Speech by SEC Commissioner:
Statement at SEC Open Meeting
Commissioner Luis A. Aguilar
U.S. Securities and Exchange Commission
July 1, 2009
Good morning everyone.
I, too, would like to welcome Meredith Cross in her first open meeting as the Director of the Division of Corporation Finance. Meredith arrives at a time when the nation continues to experience financial turmoil and when the SEC is at one of the most important moments in its history. It is a time when we must redouble our efforts on behalf of investors. Clearly, there will be a significant amount of regulatory action to come out of the Division of Corporation Finance, and this agency as a whole. Thank you Meredith for accepting these challenges, and thank you for returning to the agency to help the Commission, working with your colleagues, to serve America’s investors and to oversee our capital markets.
I also must note the Division has operated without missing a beat under the interim leadership of Shelley Parrat and Brian Breheny, with contributions throughout the staff — a true team effort. To all of you, thank you and good job.
This good work is reflected in the proposals before us today.
One of the recommendations from the Division of Corporation Finance before us is a proposal to help companies receiving assistance under the TARP program implement their obligation to provide investors with a “say-on-pay”, by providing for an advisory vote on the company’s compensation of executives.
This is a straightforward proposal. The advisory votes are required by law, and the proposed rules should help to implement the requirements efficiently.
Accordingly, I am happy to support the recommendation and look forward to public comments.
Let me turn now to the proposal discussing several proxy disclosure enhancements. There are several important corporate governance-related disclosures discussed in the proposal.

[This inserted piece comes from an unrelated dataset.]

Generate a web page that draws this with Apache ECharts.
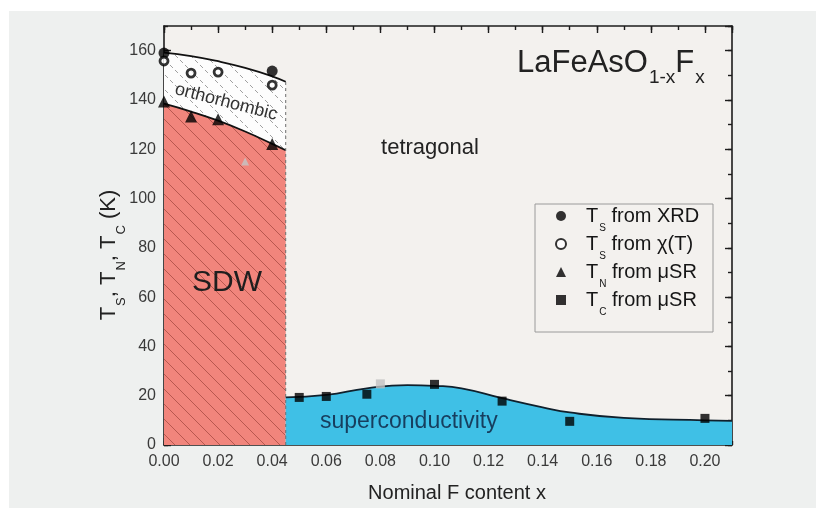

As SEC Commissioners, we are charged with providing investors with the information they need to make informed decisions on the proxy ballot and in their investment accounts. The information that investors need is not static, and our rules must keep up with their needs. I commend the staff for preparing today’s proposal to help ensure that we provide investors with the disclosures they need in today’s marketplace.
This proposal is very timely. The proposal we are considering today is designed to provide important information on a number of important topics. Investors care a great deal about corporate governance - and their interest continues to grow at an even greater rate because of the economic turmoil. Many of the amendments proposed today are designed to enhance disclosure about the relationship of a company’s overall compensation policies to risk, director and nominee qualifications, company leadership structure and the potential conflict of interests of compensation consultants.
All of these topics are important to discuss and have already been discussed in great detail this morning.
I would like to highlight one additional topic. The release before us also solicits comments concerning disclosures related to board diversity. Because of the importance of boards of directors, investors increasingly care about how directors are appointed, and what their background is. This is especially true as American businesses increasingly compete in both a global environment, and in a domestic marketplace that is, itself, increasingly diverse. In this ever more challenging business environment, the ability to draw on a wide range of viewpoints, backgrounds, skills, and experience is critical to a company's success.
It should be no surprise that studies indicate that diversity in the boardroom can result in real value for companies — and for shareholders. It also should be no surprise that many investors — from individual investors to sophisticated institutions — have asked the Commission to provide for disclosures about the diversity of corporate boards and a company's policies related to board diversity.
Like these investors, I care a great deal about diversity in corporate America, including in the board room. Accordingly, this proposal raises the issue of whether investors and other market participants believe that diversity in the boardroom is a significant issue. We are soliciting comment on whether we should amend our rules to provide for disclosure of whether diversity is a factor a nominating committee considers when selecting someone for a board position. We also seek comment on whether we should amend our rules to provide for additional or different disclosure related to diversity.
I would like to thank the staff again for this proposal, and for working with me and with my counsel, Zak May, on this topic.
The last item on today’s agenda is the proposal by the New York Stock Exchange to amend its rules so that only shareholders — not brokers holding their securities as intermediaries — vote on the election of directors.
The right to elect the directors of a corporation is a fundamental shareholder right, and a shareholder’s vote on a director is one of the most important decisions a shareholder makes. The current NYSE rule on broker voting in uncontested director elections allows shareholder inaction to translate into an actual vote. This is an odd result on such a critical matter.
The NYSE has proposed to change its rules so that voting results on director elections will only reflect the affirmative decisions of shareholders.
This is an important reform and I congratulate the NYSE and our staff for their work on this. I also look forward to ongoing Commission efforts to examine the proxy voting system more generally.
I also strongly support the NYSE in its work on investor education. The NYSE proxy working group recommended that the NYSE lead a large scale investor education effort to inform shareholders about the proxy voting process. I believe that these, vital and sorely, needed efforts should be focused on retail investors. I look forward to a robust educational effort that will have real impact.